The Johari Window
This is a condensed explanation of the Johari Window Model page.
The Johari Window, developed by Luft and Ingham (1995), is a model used to assess the level of communication and awareness within a team. The diagram shows four boxes and the size of each box acts as a measure for each variable inside it (the variables are open, blind, hidden and unknown). The idea of the model is to highlight areas that may be reducing cooperation and awareness and initiate ways of improving this.
Open – This area corresponds to information about the individual that is open to the public and the individual is aware of. This is known as the ‘public self’ and an example may be that the individual has strong technical knowledge.
Blind – This area corresponds to information that other team members are aware of but the individual does not know. Intuitively this may seem unusual, however many habits and traits may be picked up on by team members, without the individual realising they are doing it.
Hidden – This area corresponds to the ‘private self’. This is information that the individual is aware of but the rest of the team are not. This may be because the individual is choosing to keep it to themselves or simply because it has not come up.
Unknown – This area corresponds to information that the individual and the team are not aware of. This could be in the form of memories or potential, for example.
The model is not static. Various methods can be used to enhance the areas in the model in order to improve levels of communication, awareness and transparency amongst the group.

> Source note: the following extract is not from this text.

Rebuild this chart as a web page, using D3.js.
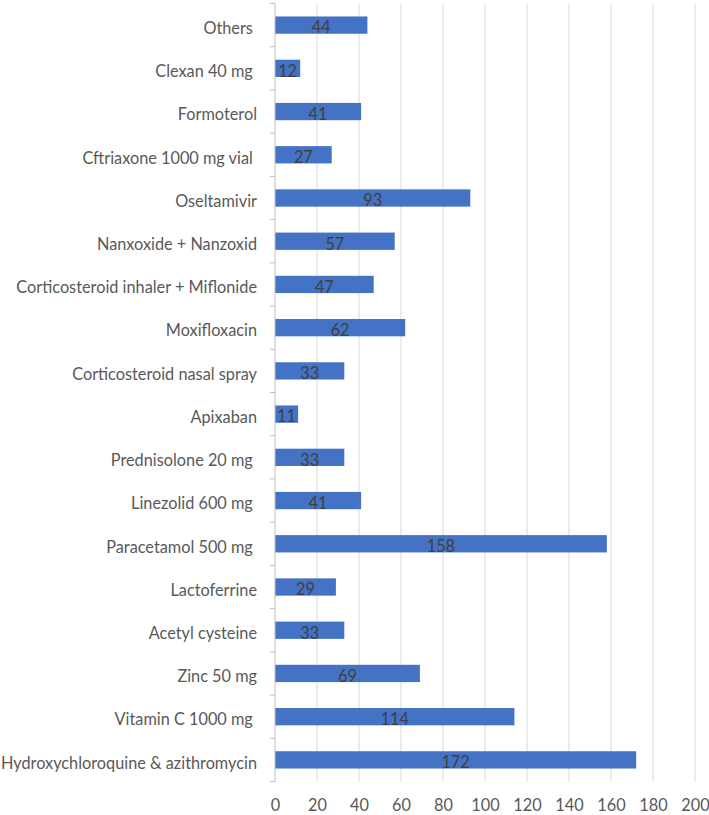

An example of this could be a feedback session, where every individual in the group is given feedback for their past performance. This would increase the ‘open’ area of the model and reduce the ‘blind’ area, as the individual understands more about their output. The diagram below demonstrates how the model would change as this occurs. You will notice the ‘hidden’ area has also increased. This will be determined by whether the individual has chosen to share their feedback with the rest of the group, in this example they have not.
The size and shape of each area is dependent on the amount of information shared and the ratio of giving feedback to soliciting feedback. The aim is to increase each person’s open area as much as possible in order to create an environment where every member of the team is aware of each other’s thoughts and processes. This ultimately maximises the effectiveness of the team as a unit.
Luft, J. and Ingham, H. (1955). The Johari window, a graphic model of interpersonal awareness. Proceedings of the western training laboratory in group development. Los Angeles: University of California, Los Angeles.